21. As regards to the award, perhaps brief and focused reasons could have been given as to why that precise amount was awarded. Of course, one should not have to guess as to why an award was made. However, taking the investigative process as a whole in general, and the findings in particular, matters such as the shortfall in document retention procedures, the total value of the policy, the fact that the policy had been cancelled, and the obligation of the notice parties to check their bank account outgoings were all clearly weighed by the respondent and in the final analysis, the award reflects that.

22. Complaint is made by the appellant of the fact that no mediation was offered by the respondent. In her affidavit, Ms. McGovern says in effect, that there wasn't any point in this and that the insurance company had never requested it. The appellant asserts, that there is no obligation on the appellant to request it. One must ask whether it should be offered in all cases, given the provisions of section 57BK(1) and (2) of the Act, which provides:-

      “(1) The principal function of the Financial Services Ombudsman is to deal with complaints made under this Part by mediation and, where necessary, by investigation and adjudication.

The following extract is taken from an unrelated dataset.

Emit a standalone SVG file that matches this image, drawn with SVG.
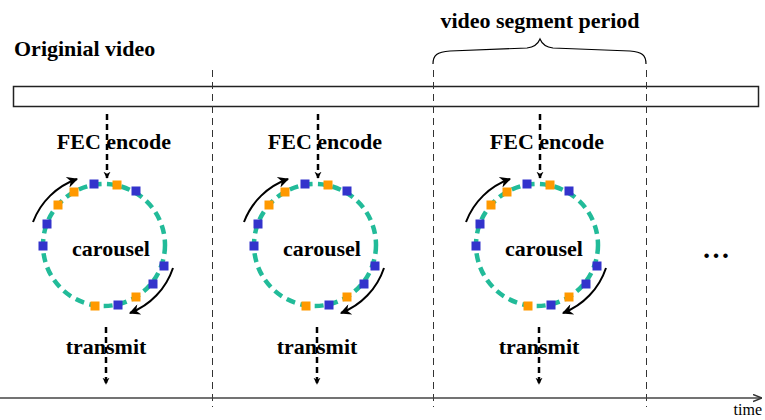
<svg xmlns="http://www.w3.org/2000/svg" width="765" height="420" viewBox="0 0 765 420">
<defs>
<style>
.lbl{font-family:"Liberation Serif","Times New Roman",serif;font-weight:bold;font-size:22px;fill:#000}
.reg{font-family:"Liberation Serif","Times New Roman",serif;font-size:16px;fill:#000}
.vdash{stroke:#333;stroke-width:1;stroke-dasharray:7 5;fill:none}
.flow{stroke:#000;stroke-width:2.5;stroke-dasharray:6 4;fill:none}
.ring{stroke:#22bb99;stroke-width:4.5;stroke-dasharray:9 5.5;fill:none}
.rot{stroke:#000;stroke-width:2;fill:none}
.b{fill:#3333cc}
.o{fill:#ff9900}
</style>
<marker id="ah" viewBox="0 0 10 10" refX="9" refY="5" markerWidth="7" markerHeight="8" markerUnits="userSpaceOnUse" orient="auto">
<path d="M0,0 L10,5 L0,10 L3,5 Z" fill="#000"/>
</marker>
<marker id="rh" viewBox="0 0 10 10" refX="9" refY="5" markerWidth="13" markerHeight="11" markerUnits="userSpaceOnUse" orient="auto">
<path d="M0,0 L10,5 L0,10 L3,5 Z" fill="#000"/>
</marker>
<marker id="th" viewBox="0 0 10 10" refX="10" refY="5" markerWidth="9" markerHeight="9" markerUnits="userSpaceOnUse" orient="auto">
<path d="M0,1 L10,5 L0,9" fill="none" stroke="#333" stroke-width="1.5"/>
</marker>
<g id="column">
<line class="flow" x1="107" y1="114" x2="107" y2="178" marker-end="url(#ah)"/>
<text class="lbl" x="114" y="149" text-anchor="middle">FEC encode</text>
<circle class="ring" cx="104" cy="245" r="61"/>
<rect class="b" x="89.5" y="179.5" width="9" height="9"/>
<rect class="o" x="112.5" y="180.5" width="9" height="9"/>
<rect class="b" x="131.5" y="186.5" width="9" height="9"/>
<rect class="o" x="69.5" y="187.5" width="9" height="9"/>
<rect class="o" x="53.5" y="200.5" width="9" height="9"/>
<rect class="b" x="42.5" y="219.5" width="9" height="9"/>
<rect class="b" x="38.5" y="241.5" width="9" height="9"/>
<rect class="b" x="159.5" y="261.5" width="9" height="9"/>
<rect class="b" x="148.5" y="279.5" width="9" height="9"/>
<rect class="o" x="131.5" y="292.5" width="9" height="9"/>
<rect class="b" x="113.5" y="300.5" width="9" height="9"/>
<rect class="o" x="90.5" y="301.5" width="9" height="9"/>
<path class="rot" d="M33,222 A73,73 0 0 1 77,179" marker-end="url(#rh)"/>
<path class="rot" d="M173,268 A73,73 0 0 1 130,313" marker-end="url(#rh)"/>
<text class="lbl" x="111" y="256" text-anchor="middle">carousel</text>
<line class="flow" x1="106" y1="327" x2="106" y2="384" marker-end="url(#ah)"/>
<text class="lbl" x="106" y="354" text-anchor="middle">transmit</text>
</g>
</defs>
<text class="lbl" x="14" y="56">Originial video</text>
<text class="lbl" x="540" y="28" text-anchor="middle">video segment period</text>
<g id="brace">
<path d="M433,64 C433,55 437,52 450,51 L527,48 C535,47 538,44 540,39 C542,44 545,47 553,48 L630,51 C642,52 646,55 646,64" fill="none" stroke="#000" stroke-width="1.2"/>
</g>
<g id="video-bar">
<rect x="13.5" y="86.5" width="745" height="20" fill="#fff" stroke="#222" stroke-width="1.5"/>
</g>
<g id="connectors">
<line class="vdash" x1="212.5" y1="70" x2="212.5" y2="407"/>
<line class="vdash" x1="433.5" y1="70" x2="433.5" y2="407"/>
<line class="vdash" x1="646.5" y1="70" x2="646.5" y2="407"/>
<line x1="0" y1="398" x2="762" y2="398" stroke="#444" stroke-width="1.5" marker-end="url(#th)"/>
</g>
<g id="segment1"><use href="#column"/></g>
<g id="segment2"><use href="#column" transform="translate(211,0)"/></g>
<g id="segment3"><use href="#column" transform="translate(433,0)"/></g>
<g id="more"><text class="lbl" x="702" y="258" style="font-size:28px">…</text></g>
<text class="reg" x="762" y="415" text-anchor="end">time</text>
</svg>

      (2) Subject to this Part, the Financial Services Ombudsman has such powers as are necessary to enable that Ombudsman to perform the principal function referred to in subsection (1).”

23. Remarking on the effects of this, Charleton J. in J & E Davy v. Financial Services Ombudsman [2008] IEHC 256 (Unreported, High Court, Charleton J., 30th July, 2008) says at paragraph 60 as follows:-
      “I cannot ignore the clear statutory imperative in s. 57 CA that the duty of the Financial Services Ombudsman is, on receiving a complaint, to try to resolve it by mediation. Nor can I ignore the fact that first among the principal functions conferred on the Financial Services Ombudsman by s. 57 BK is to deal with the complaint by mediation and, only where it is necessary, to proceed to investigation and adjudication.”
24. He goes on to say at paragraph 61:-
      “It has been submitted on behalf of J. & E. Davy that every dispute is capable of being resolved by mediation and that experience has shown that parties who do not trust each other in any sense may come together by virtue of the mediation process. In my view, however, mediation need only be embarked upon where that carries a reasonable prospect of achieving results. Investigation and adjudication may be preferred as a starting point where, in the context of the dispute as a whole, that is deemed to be necessary by the Financial Services Ombudsman. In that regard, I believe a court would be reluctant to interfere with the discretion which is clearly vested in him by the Act. I would add, however, that in terms of fulfilling his responsibility, that it would be justified for him, in each case, to suggest to any party making a complaint that the option of mediation is available and to ask for their cooperation prior to investigation and adjudication in such a process.”
25. It is important to note his reference to the party making the complaint; the object of that complaint will be a financial service provider, presumably more versed in the processes of the Act, and the availability of mediation. I do not, however, see that judgment as wresting from the respondent his or her final discretion as to whether or not to proceed to investigation. Ms. McGovern was, in my view, entitled to exercise her discretion in the manner in which she did.

26. I do believe, however, that the respondent is open to significant criticism for the linkage of s. 202(9) of the Companies Act to the failure to retain the cancellation documents. This is, in view, a significant error. First, the statutory provision bears no relevance to the case. Phrased differently, it might have served as an example of comparative value, but no more than that. Secondly, section 202(9) of the Act of 1990 carries with it criminal sanctions and, even though no such proceedings have arisen, nor indeed could possibly do so, it is nonetheless a significant error that the apparent breach of this provision should remain recorded in the finding.

27. The appellant’s application is denied. In addition, I order that all references to s. 202(9) of the Act of 1990 be stricken from the finding of the respondent.